::: Material

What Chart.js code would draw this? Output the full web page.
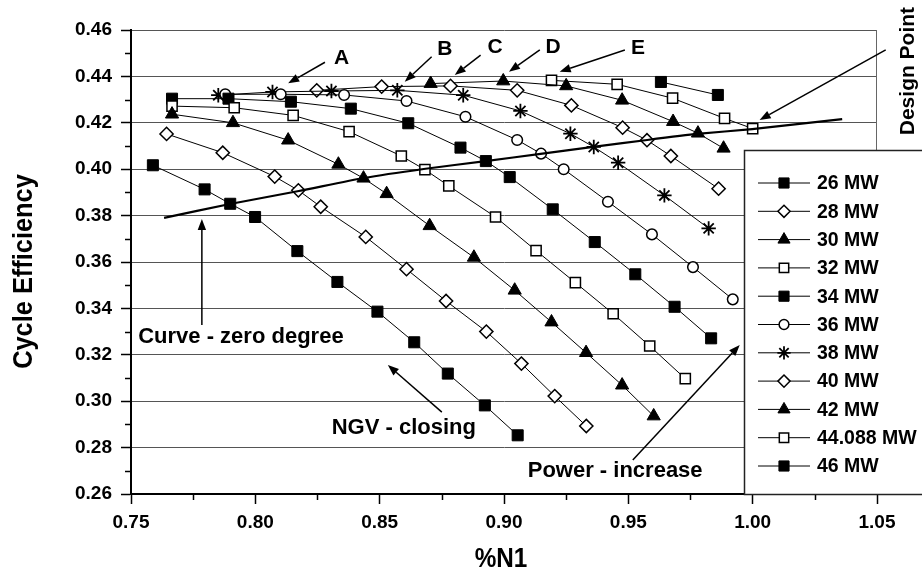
<!DOCTYPE html>
<html><head><meta charset="utf-8">
<script src="https://cdn.jsdelivr.net/npm/chart.js@4.4.1/dist/chart.umd.min.js"></script>
<style>html,body{margin:0;padding:0;background:#fff;}#wrap{width:922px;height:573px;}</style>
</head><body><div id="wrap"><canvas id="c" width="922" height="573"></canvas></div>
<script>
// ---------- data ----------
const seriesNames = ['26 MW','28 MW','30 MW','32 MW','34 MW','36 MW','38 MW','40 MW','42 MW','44.088 MW','46 MW'];

const n1_26  = [0.7588,0.7796,0.7899,0.7999,0.8169,0.8330,0.8491,0.8639,0.8774,0.8923,0.9055];
const eff_26 = [0.4017,0.3913,0.3851,0.3794,0.3647,0.3514,0.3386,0.3254,0.3119,0.2982,0.2853];

const n1_28  = [0.7643,0.7869,0.8078,0.8173,0.8263,0.8444,0.8608,0.8767,0.8929,0.9070,0.9204,0.9331];
const eff_28 = [0.4152,0.4071,0.3968,0.3909,0.3838,0.3708,0.3569,0.3432,0.3300,0.3162,0.3022,0.2893];

const n1_30  = [0.7665,0.7910,0.8132,0.8334,0.8435,0.8528,0.8701,0.8879,0.9043,0.9191,0.9330,0.9475,0.9602];
const eff_30 = [0.4237,0.4200,0.4125,0.4021,0.3961,0.3894,0.3756,0.3620,0.3478,0.3341,0.3209,0.3069,0.2936];

const n1_32  = [0.7665,0.7915,0.8152,0.8377,0.8587,0.8682,0.8778,0.8966,0.9129,0.9287,0.9439,0.9586,0.9729];
const eff_32 = [0.4272,0.4265,0.4232,0.4162,0.4057,0.3998,0.3928,0.3794,0.3649,0.3511,0.3377,0.3238,0.3097];

const n1_34  = [0.7665,0.7892,0.8143,0.8384,0.8615,0.8825,0.8927,0.9023,0.9196,0.9365,0.9528,0.9686,0.9833];
const eff_34 = [0.4304,0.4304,0.4291,0.4261,0.4198,0.4093,0.4035,0.3966,0.3827,0.3686,0.3547,0.3407,0.3271];

const n1_36  = [0.7879,0.8102,0.8357,0.8608,0.8845,0.9053,0.9149,0.9240,0.9418,0.9595,0.9760,0.9920];
const eff_36 = [0.4323,0.4323,0.4320,0.4294,0.4226,0.4126,0.4067,0.4000,0.3860,0.3719,0.3578,0.3439];

const n1_38  = [0.7851,0.8069,0.8306,0.8571,0.8836,0.9066,0.9267,0.9361,0.9459,0.9645,0.9823];
const eff_38 = [0.4319,0.4333,0.4337,0.4340,0.4319,0.4251,0.4153,0.4096,0.4028,0.3887,0.3745];

const n1_40  = [0.8247,0.8508,0.8785,0.9053,0.9271,0.9477,0.9575,0.9671,0.9863];
const eff_40 = [0.4340,0.4356,0.4359,0.4340,0.4275,0.4179,0.4125,0.4057,0.3916];

const n1_42  = [0.8705,0.8997,0.9250,0.9475,0.9680,0.9780,0.9883];
const eff_42 = [0.4369,0.4380,0.4359,0.4297,0.4205,0.4155,0.4090];

const n1_44  = [0.9191,0.9455,0.9678,0.9887,1.0000];
const eff_44 = [0.4383,0.4366,0.4306,0.4219,0.4175];

const n1_46  = [0.9631,0.9860];
const eff_46 = [0.4376,0.4320];

// zero-degree NGV curve
const zeroN1  = [0.7633,0.7898,0.8175,0.8436,0.8677,0.8926,0.9147,0.9359,0.9576,0.9777,0.9998,1.0360];
const zeroEff = [0.3790,0.3850,0.3906,0.3962,0.4001,0.4035,0.4066,0.4096,0.4126,0.4152,0.4173,0.4216];

// tick labels
const xTickValues = [0.75,0.80,0.85,0.90,0.95,1.00,1.05];
const yTickValues = [0.26,0.28,0.30,0.32,0.34,0.36,0.38,0.40,0.42,0.44,0.46];
const xMinorTicks = [0.775,0.825,0.875,0.925,0.975,1.025];
const yMinorTicks = [0.27,0.29,0.31,0.33,0.35,0.37,0.39,0.41,0.43,0.45];

const xTitle = '%N1';
const yTitle = 'Cycle Efficiency';

// ---------- styling ----------
const seriesX = [n1_26,n1_28,n1_30,n1_32,n1_34,n1_36,n1_38,n1_40,n1_42,n1_44,n1_46];
const seriesY = [eff_26,eff_28,eff_30,eff_32,eff_34,eff_36,eff_38,eff_40,eff_42,eff_44,eff_46];
const markerStyle  = ['rect','rectRot','triangle','rect','rect','circle','star','rectRot','triangle','rect','rect'];
const markerFilled = [true,false,true,false,true,false,false,false,true,false,true];
function markerRadius(style, filled){
  if(style==='rect') return filled ? 7.8 : 7.2;
  if(style==='rectRot') return 6.6;
  if(style==='triangle') return 7.6;
  if(style==='circle') return 5.3;
  if(style==='star') return 7.2;
  return 6;
}

const FONT = '"Liberation Sans", Arial, Helvetica, sans-serif';

const datasets = seriesNames.map((name,i)=>({
  label: name,
  data: seriesX[i].map((x,j)=>({x:x, y:seriesY[i][j]})),
  borderColor:'#000', borderWidth:1, tension:0, showLine:true, fill:false,
  pointStyle: markerStyle[i],
  pointRadius: markerRadius(markerStyle[i], markerFilled[i]),
  pointBackgroundColor: markerFilled[i] ? '#000' : '#fff',
  pointBorderColor:'#000',
  pointBorderWidth: markerStyle[i]==='star' ? 1.8 : (markerFilled[i] ? 1 : 1.5),
  clip: 8
}));
datasets.unshift({
  label:'zero degree',
  data: zeroN1.map((x,j)=>({x:x, y:zeroEff[j]})),
  borderColor:'#000', borderWidth:2.2, pointRadius:0, tension:0.2, showLine:true, fill:false
});

// annotations (data coordinates)
const letterLabels = [
  {t:'A', x:0.8347, y:0.4478}, {t:'B', x:0.8762, y:0.4517}, {t:'C', x:0.8964, y:0.4525},
  {t:'D', x:0.9197, y:0.4528}, {t:'E', x:0.9539, y:0.4521}
];
const arrows = [
  [0.8280,0.4461,0.8132,0.4370],
  [0.8709,0.4485,0.8601,0.4377],
  [0.8906,0.4492,0.8802,0.4406],
  [0.9144,0.4514,0.9020,0.4420],
  [0.9486,0.4514,0.9224,0.4420],
  [1.0535,0.4514,1.0028,0.4212],
  [0.7785,0.3328,0.7785,0.3785],
  [0.8750,0.2953,0.8533,0.3156],
  [0.9518,0.2747,0.9948,0.3242]
];
const noteTexts = [
  {t:'Curve - zero degree', x:0.7942, y:0.3277},
  {t:'NGV - closing', x:0.8597, y:0.2884},
  {t:'Power - increase', x:0.9447, y:0.2700}
];
const designText = {t:'Design Point', x:1.0620, y:0.4423};

function drawArrow(ctx,x1,y1,x2,y2){
  const a = Math.atan2(y2-y1,x2-x1), len=11, w=4.2;
  const bx = x2 - len*Math.cos(a), by = y2 - len*Math.sin(a);
  ctx.beginPath(); ctx.moveTo(x1,y1); ctx.lineTo(bx,by); ctx.stroke();
  ctx.beginPath();
  ctx.moveTo(x2,y2);
  ctx.lineTo(bx + w*Math.sin(a), by - w*Math.cos(a));
  ctx.lineTo(bx - w*Math.sin(a), by + w*Math.cos(a));
  ctx.closePath(); ctx.fill();
}

const decorPlugin = {
  id:'decor',
  afterDraw(chart){
    const ctx = chart.ctx, xs = chart.scales.x, ys = chart.scales.y, ca = chart.chartArea;
    ctx.save();
    // right frame line
    ctx.strokeStyle='#666'; ctx.lineWidth=1;
    ctx.beginPath(); ctx.moveTo(ca.right-0.5, ca.top); ctx.lineTo(ca.right-0.5, ca.bottom); ctx.stroke();
    // minor ticks
    ctx.strokeStyle='#000'; ctx.lineWidth=1.5;
    yMinorTicks.forEach(v=>{ const p=Math.round(ys.getPixelForValue(v))+0.5; ctx.beginPath(); ctx.moveTo(ca.left-6,p); ctx.lineTo(ca.left,p); ctx.stroke(); });
    xMinorTicks.forEach(v=>{ const p=Math.round(xs.getPixelForValue(v))+0.5; ctx.beginPath(); ctx.moveTo(p,ca.bottom); ctx.lineTo(p,ca.bottom+6); ctx.stroke(); });
    // arrows
    ctx.strokeStyle='#000'; ctx.fillStyle='#000'; ctx.lineWidth=1.5;
    arrows.forEach(a=>drawArrow(ctx, xs.getPixelForValue(a[0]), ys.getPixelForValue(a[1]), xs.getPixelForValue(a[2]), ys.getPixelForValue(a[3])));
    // letters
    ctx.textAlign='center'; ctx.textBaseline='middle';
    ctx.font='bold 21px '+FONT;
    letterLabels.forEach(l=>ctx.fillText(l.t, xs.getPixelForValue(l.x), ys.getPixelForValue(l.y)));
    ctx.font='bold 22px '+FONT;
    noteTexts.forEach(l=>ctx.fillText(l.t, xs.getPixelForValue(l.x), ys.getPixelForValue(l.y)));
    // design point (rotated)
    ctx.save();
    ctx.translate(xs.getPixelForValue(designText.x), ys.getPixelForValue(designText.y));
    ctx.rotate(-Math.PI/2);
    ctx.font='bold 21px '+FONT; ctx.textBaseline='alphabetic';
    ctx.fillText(designText.t, 0, 7);
    ctx.restore();
    // axis titles
    ctx.textBaseline='alphabetic'; ctx.textAlign='center';
    ctx.save();
    ctx.translate((ca.left+ca.right)/2 - 3, 567);
    ctx.scale(0.9, 1);
    ctx.font='bold 27px '+FONT;
    ctx.fillText(xTitle, 0, 0);
    ctx.restore();
    ctx.save();
    ctx.translate(32, 271.5);
    ctx.rotate(-Math.PI/2);
    ctx.scale(0.94, 1);
    ctx.font='bold 27px '+FONT;
    ctx.fillText(yTitle, 0, 0);
    ctx.restore();
    // legend box
    const L=744, T=150, B=ca.bottom;
    ctx.fillStyle='#fff'; ctx.fillRect(L, T, 922-L+5, B-T);
    ctx.strokeStyle='#222'; ctx.lineWidth=1.5;
    ctx.strokeRect(L+0.5, T+0.5, 922-L+5, B-T);
    const rowY0 = 183, rowStep = 28.3;
    seriesNames.forEach((name,i)=>{
      const y = rowY0 + i*rowStep;
      ctx.strokeStyle='#000'; ctx.lineWidth=1;
      ctx.beginPath(); ctx.moveTo(758,y); ctx.lineTo(810,y); ctx.stroke();
      const ds = chart.data.datasets[i+1];
      ctx.fillStyle = ds.pointBackgroundColor; ctx.strokeStyle='#000'; ctx.lineWidth = ds.pointBorderWidth;
      Chart.helpers.drawPoint(ctx, {pointStyle: ds.pointStyle, radius: ds.pointRadius*0.92, borderWidth: ds.pointBorderWidth, rotation:0}, 784, y);
      ctx.fillStyle='#000'; ctx.textAlign='left'; ctx.textBaseline='middle';
      ctx.font='bold 19.5px '+FONT;
      ctx.fillText(name, 817, y+1);
    });
    ctx.restore();
  }
};

new Chart(document.getElementById('c'), {
  type:'line',
  data:{datasets:datasets},
  options:{
    responsive:false, animation:false, devicePixelRatio:1,
    layout:{padding:{top:30, right:45, left:0, bottom:0}},
    plugins:{legend:{display:false}, tooltip:{enabled:false}},
    scales:{
      x:{
        type:'linear', min:0.75, max:1.05,
        afterBuildTicks: s => { s.ticks = xTickValues.map(v=>({value:v})); },
        afterFit: s => { s.height = 79; },
        grid:{drawOnChartArea:false, drawTicks:true, tickLength:10, tickColor:'#000', tickWidth:1.5},
        border:{display:true, color:'#000', width:2},
        ticks:{autoSkip:false, maxRotation:0, padding:7, color:'#000', font:{family:FONT, size:19, weight:'bold'}, callback:v=>Number(v).toFixed(2)}
      },
      y:{
        type:'linear', min:0.26, max:0.46,
        afterBuildTicks: s => { s.ticks = yTickValues.map(v=>({value:v})); },
        afterFit: s => { s.width = 131; },
        grid:{drawOnChartArea:true, color:'#555', lineWidth:1, drawTicks:true, tickLength:10, tickColor:'#000', tickWidth:1.5},
        border:{display:true, color:'#000', width:2},
        ticks:{autoSkip:false, padding:9, color:'#000', font:{family:FONT, size:19, weight:'bold'}, callback:v=>Number(v).toFixed(2)}
      }
    }
  },
  plugins:[decorPlugin]
});
</script>
</body></html>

::::::

● Written exercise: Leave the pictures out and reproduce exactly the lines from the top of the listing above through the line with "const seriesNames = ['26".

● Answer to the exercise:
What Chart.js code would draw this? Output the full web page.
<!DOCTYPE html>
<html><head><meta charset="utf-8">
<script src="https://cdn.jsdelivr.net/npm/chart.js@4.4.1/dist/chart.umd.min.js"></script>
<style>html,body{margin:0;padding:0;background:#fff;}#wrap{width:922px;height:573px;}</style>
</head><body><div id="wrap"><canvas id="c" width="922" height="573"></canvas></div>
<script>
// ---------- data ----------
const seriesNames = ['26 MW','28 MW','30 MW','32 MW','34 MW','36 MW','38 MW','40 MW','42 MW','44.088 MW','46 MW'];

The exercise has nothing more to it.